Retype nothing except the lines below from the one with "Recreate this image" through the one with "from matplotlib.patches import Rectangle", exactly, with images left out.

• • • • •

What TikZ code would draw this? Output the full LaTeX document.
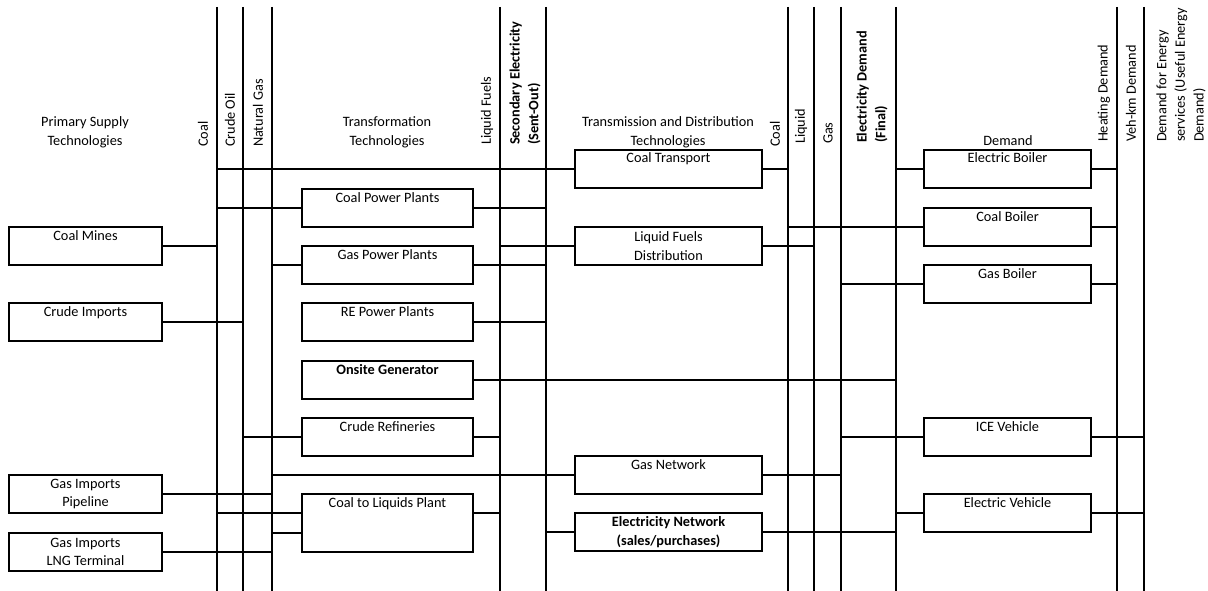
\documentclass[tikz,border=0pt]{standalone}
\usepackage{fontspec}
\setmainfont{Carlito}
\begin{document}
\begin{tikzpicture}[x=1pt,y=-1pt,line width=2pt,
    font=\fontsize{14.3}{18.7}\selectfont,
    tech/.style={draw,inner sep=0pt,minimum height=38pt,align=center},
    oneline/.style={text height=13pt,text depth=25pt},
    supply/.style={tech,minimum width=153pt},
    transf/.style={tech,minimum width=171pt},
    distr/.style={tech,minimum width=187pt},
    usage/.style={tech,minimum width=167pt},
    carrier/.style={rotate=90,anchor=west,inner sep=0pt,align=left}]
    \useasboundingbox (0,0) rectangle (1208,591);

    % energy carrier buses
    \coordinate (coal) at (217,7);
    \coordinate (crude) at (243,7);
    \coordinate (ngas) at (272,7);
    \coordinate (liqf) at (500,7);
    \coordinate (secel) at (546,7);
    \coordinate (coaltd) at (788,7);
    \coordinate (liqtd) at (814,7);
    \coordinate (gastd) at (841,7);
    \coordinate (eldem) at (896,7);
    \coordinate (heat) at (1117,7);
    \coordinate (vehkm) at (1144,7);
    \foreach \b in {coal,crude,ngas,liqf,secel,coaltd,liqtd,gastd,eldem,heat,vehkm}
        \draw (\b) -- ++(0,584);

    % column headings
    \node[align=center] (hsupply) at (85,132) {Primary Supply\\Technologies};
    \node[align=center] (htransf) at (387,132) {Transformation\\Technologies};
    \node[align=center] (hdistr) at (668,132) {Transmission and Distribution\\Technologies};
    \node (hdemand) at (1008,141) {Demand};

    % carrier labels
    \node[carrier] (lcoal) at (203,148) {Coal};
    \node[carrier] (lcrude) at (230,148) {Crude Oil};
    \node[carrier] (lngas) at (258,148) {Natural Gas};
    \node[carrier] (lliqf) at (487,146) {Liquid Fuels};
    \node[carrier,font=\fontsize{14.3}{18.7}\selectfont\bfseries] (lsecel) at (525,146) {Secondary Electricity\\(Sent-Out)};
    \node[carrier] (lcoaltd) at (775,148) {Coal};
    \node[carrier] (lliqtd) at (801,145) {Liquid};
    \node[carrier] (lgastd) at (828,145) {Gas};
    \node[carrier,font=\fontsize{14.3}{18.7}\selectfont\bfseries] (leldem) at (872,144) {Electricity Demand\\(Final)};
    \node[carrier] (lheat) at (1104,143) {Heating Demand};
    \node[carrier] (lvehkm) at (1131,143) {Veh-km Demand};
    \node[carrier] (lservice) at (1181,143) {Demand for Energy\\services (Useful Energy\\Demand)};

    % primary supply
    \node[supply,oneline] (cmines) at (85.5,246) {Coal Mines};
    \node[supply,oneline] (crimp) at (85.5,322) {Crude Imports};
    \node[supply] (gpipe) at (85.5,494) {Gas Imports\\Pipeline};
    \node[supply] (glng) at (85.5,552) {Gas Imports\\LNG Terminal};

    % transformation
    \node[transf,oneline] (cpp) at (387.5,208) {Coal Power Plants};
    \node[transf,oneline] (gpp) at (387.5,265) {Gas Power Plants};
    \node[transf,oneline] (repp) at (387.5,322) {RE Power Plants};
    \node[transf,oneline,font=\fontsize{14.3}{18.7}\selectfont\bfseries] (onsite) at (387.5,380) {Onsite Generator};
    \node[transf,oneline] (cref) at (387.5,437) {Crude Refineries};
    \node[transf,minimum height=58pt,text height=13pt,text depth=45pt] (ctl) at (387.5,523) {Coal to Liquids Plant};

    % transmission and distribution
    \node[distr,oneline] (ctrans) at (668.5,169) {Coal Transport};
    \node[distr] (lfd) at (668.5,246) {Liquid Fuels\\Distribution};
    \node[distr,oneline] (gnet) at (668.5,475) {Gas Network};
    \node[distr,font=\fontsize{14.3}{18.7}\selectfont\bfseries] (enet) at (668.5,532) {Electricity Network\\(sales/purchases)};

    % demand
    \node[usage,oneline] (eboil) at (1007.5,169) {Electric Boiler};
    \node[usage,oneline] (cboil) at (1007.5,227) {Coal Boiler};
    \node[usage,oneline] (gboil) at (1007.5,284) {Gas Boiler};
    \node[usage,oneline] (ice) at (1007.5,437) {ICE Vehicle};
    \node[usage,oneline] (ev) at (1007.5,513) {Electric Vehicle};

    \coordinate (ctlin1) at ([yshift=10pt]ctl.west);
    \coordinate (ctlin2) at ([yshift=-10pt]ctl.west);
    \coordinate (ctlout) at ([yshift=10pt]ctl.east);

    % supply to buses
    \draw (cmines.east) -- (cmines.east -| coal);
    \draw (crimp.east) -- (crimp.east -| crude);
    \draw (gpipe.east) -- (gpipe.east -| ngas);
    \draw (glng.east) -- (glng.east -| ngas);

    % transformation in
    \draw (ctrans.west -| coal) -- (ctrans.west);
    \draw (cpp.west -| coal) -- (cpp.west);
    \draw (gpp.west -| ngas) -- (gpp.west);
    \draw (cref.west -| crude) -- (cref.west);
    \draw (gnet.west -| ngas) -- (gnet.west);
    \draw (ctlin1 -| coal) -- (ctlin1);
    \draw (ctlin2 -| ngas) -- (ctlin2);

    % transformation out
    \draw (cpp.east) -- (cpp.east -| secel);
    \draw (gpp.east) -- (gpp.east -| secel);
    \draw (repp.east) -- (repp.east -| secel);
    \draw (onsite.east) -- (onsite.east -| eldem);
    \draw (cref.east) -- (cref.east -| liqf);
    \draw (ctlout) -- (ctlout -| liqf);

    % transmission and distribution
    \draw (lfd.west -| liqf) -- (lfd.west);
    \draw (enet.west -| secel) -- (enet.west);
    \draw (ctrans.east) -- (ctrans.east -| coaltd);
    \draw (lfd.east) -- (lfd.east -| liqtd);
    \draw (gnet.east) -- (gnet.east -| gastd);
    \draw (enet.east) -- (enet.east -| eldem);

    % demand
    \draw (eboil.west -| eldem) -- (eboil.west);
    \draw (cboil.west -| coaltd) -- (cboil.west);
    \draw (gboil.west -| gastd) -- (gboil.west);
    \draw (ice.west -| gastd) -- (ice.west);
    \draw (ev.west -| eldem) -- (ev.west);
    \draw (eboil.east) -- (eboil.east -| heat);
    \draw (cboil.east) -- (cboil.east -| heat);
    \draw (gboil.east) -- (gboil.east -| heat);
    \draw (ice.east) -- (ice.east -| vehkm);
    \draw (ev.east) -- (ev.east -| vehkm);
\end{tikzpicture}
\end{document}
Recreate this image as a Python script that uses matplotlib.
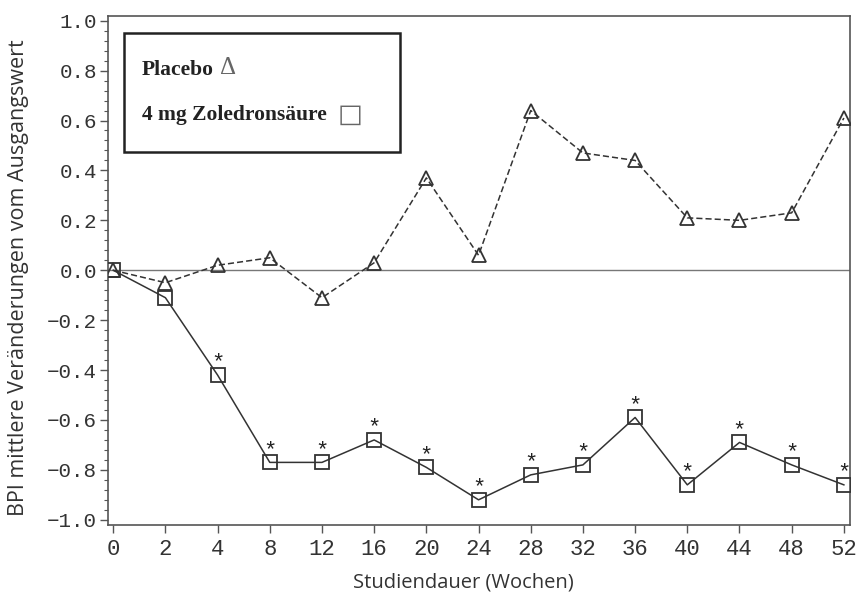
import matplotlib
matplotlib.use('Agg')
import matplotlib.pyplot as plt
from matplotlib.ticker import MultipleLocator
from matplotlib.patches import Rectangle

# Daten
wochen = ['0', '2', '4', '8', '12', '16', '20', '24', '28', '32', '36', '40', '44', '48', '52']
placebo = [0.0, -0.05, 0.02, 0.05, -0.11, 0.03, 0.37, 0.06, 0.64, 0.47, 0.44, 0.21, 0.20, 0.23, 0.61]
zoledron = [0.0, -0.11, -0.42, -0.77, -0.77, -0.68, -0.79, -0.92, -0.82, -0.78, -0.59, -0.86, -0.69, -0.78, -0.86]
signifikant = [False, False, True, True, True, True, True, True, True, True, True, True, True, True, True]

x = list(range(len(wochen)))
farbe = '#333333'

fig = plt.figure(figsize=(8.57, 5.95), dpi=100)
ax = fig.add_axes([0.126, 0.1176, 0.866, 0.856])

ax.axhline(0, color='#777777', lw=1.0, zorder=1)

ax.plot(x, placebo, color=farbe, lw=1.1, ls=(0, (4, 2)), marker='^', ms=10,
        mfc='none', mec=farbe, mew=1.3, zorder=3)
ax.plot(x, zoledron, color=farbe, lw=1.1, ls='-', marker='s', ms=9.5,
        mfc='none', mec=farbe, mew=1.3, zorder=3)

# Sternchen
for xi, yi, s in zip(x, zoledron, signifikant):
    if s:
        ax.annotate('*', (xi, yi), xytext=(0, 1), textcoords='offset points',
                    ha='center', va='bottom', fontsize=16, family='Liberation Mono',
                    color='#222222')

ax.set_xlim(-0.1, 14.12)
ax.set_ylim(-1.021, 1.02)
ax.set_xticks(x)
ax.set_xticklabels(wochen)
yt = [-1.0, -0.8, -0.6, -0.4, -0.2, 0.0, 0.2, 0.4, 0.6, 0.8, 1.0]
ax.set_yticks(yt)
ax.set_yticklabels([('%.1f' % v).replace('-', '\u2212') for v in yt])
ax.yaxis.set_minor_locator(MultipleLocator(0.04))

for lab in ax.get_xticklabels():
    lab.set_family('Liberation Mono')
    lab.set_fontsize(16)
    lab.set_color('#333333')
for lab in ax.get_yticklabels():
    lab.set_family('Liberation Mono')
    lab.set_fontsize(15)
    lab.set_color('#333333')

ax.tick_params(which='major', length=6, width=1, color='#555555')
ax.tick_params(axis='x', which='major', pad=4)
ax.tick_params(axis='y', which='major', pad=2)
ax.tick_params(which='minor', length=3, width=0.8, color='#555555')
ax.tick_params(axis='x', which='minor', bottom=False)

for sp in ax.spines.values():
    sp.set_color('#555555')
    sp.set_linewidth(1.2)

# Achsentitel
fig.text(0.541, 0.021, 'Studiendauer (Wochen)', fontsize=14.5, family='Open Sans',
         color='#333333', ha='center', va='center')
fig.text(0.022, 0.5336, 'BPI mittlere Veränderungen vom Ausgangswert', fontsize=15.5,
         family='Open Sans', color='#333333', ha='center', va='center', rotation=90)

# Legendenkasten
box = Rectangle((0.0216, 0.732), 0.372, 0.234, transform=ax.transAxes, fill=False,
                ec='#222222', lw=1.8, zorder=4)
ax.add_patch(box)
ax.text(0.046, 0.893, 'Placebo', transform=ax.transAxes, fontsize=15.5, weight='bold',
        family='Liberation Serif', va='center', color='#222222', zorder=5)
ax.text(0.151, 0.897, '\u0394', transform=ax.transAxes, fontsize=18,
        family='Liberation Serif', va='center', color='#666666', zorder=5)
ax.text(0.046, 0.805, '4 mg Zoledronsäure', transform=ax.transAxes, fontsize=15.5, weight='bold',
        family='Liberation Serif', va='center', color='#222222', zorder=5)
ax.text(0.309, 0.805, '\u25a1', transform=ax.transAxes, fontsize=19,
        family='DejaVu Sans', va='center', color='#666666', zorder=5)

plt.savefig('out.png', dpi=100)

• • • • •

→ **Correct answer**:
Recreate this image as a Python script that uses matplotlib.
import matplotlib
matplotlib.use('Agg')
import matplotlib.pyplot as plt
from matplotlib.ticker import MultipleLocator
from matplotlib.patches import Rectangle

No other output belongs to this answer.